Cinema DNG processed to taste in Capture One
The above test scene was shot on a 24mm Art at f/1.4 and processed as a still in Capture One. Exposure was 360 degrees (1/120) and 120 FPS. The primary defect that stands out is the noise in the background; the scene was processed with a 'flat' tone curve that boosted the shadows a substantial amount. The banding (which is caused by the read noise being spatially correlated, not "fixed pattern noise") is incredibly distracting; it is visible in the resulting video as a bright lines scrolling vertically in the shadows. That being said, the colors look beautiful, and you could easily shoot this scene with some fill light and avoid the noise problem altogether.
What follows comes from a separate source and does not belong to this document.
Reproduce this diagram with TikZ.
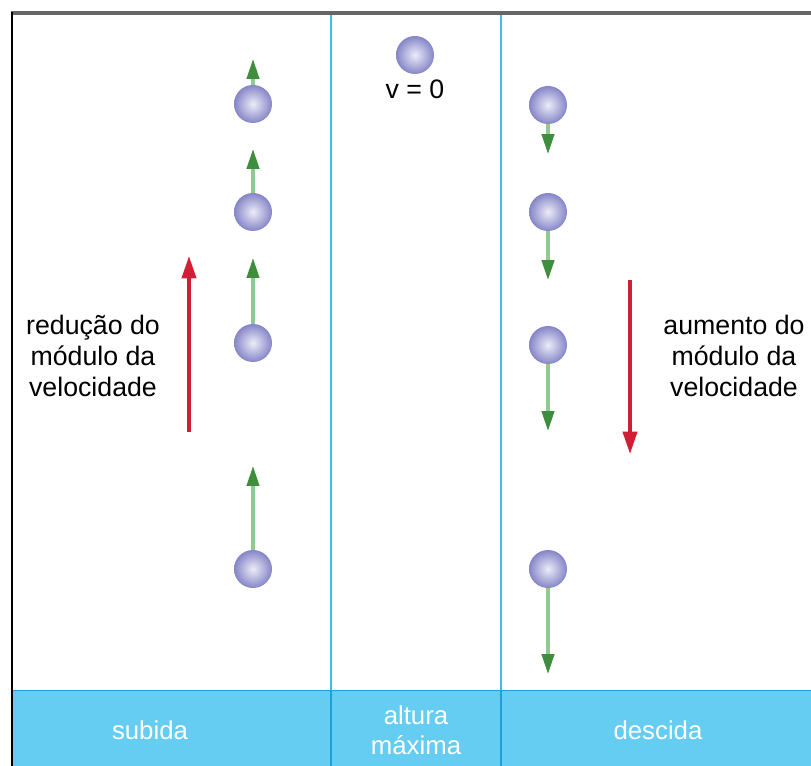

The other problem is Resolve doesn't process the RAW's nearly as well as C1 does, as it uses fast GPU implementations of pretty basic algorithms. For example, the only sharpening available is a simple unsharp mask; there is no attempt to intelligently detect structure in the image, resulting in sharpening being unusable in the presence of noise. Is the solution to output JPG's from Capture One into Premiere Pro? Probably not; having a program which natively handles raw video is amazing, and so much less clunky than a cobbled together stack of software.

Addendum: a bug appears!

Upon further inspection of the footage, it appears that 120p footage is only recorded as 60p by capture room. AJA insists it is because the computer isn't fast enough, but I think it is due to a bug in Capture Room - among other things, setting the buffer to 4K60p in AJA Control Panel instead of 2K60p results in the correct data rate, but Capture Room segfaults at exit and the resulting files are not usable.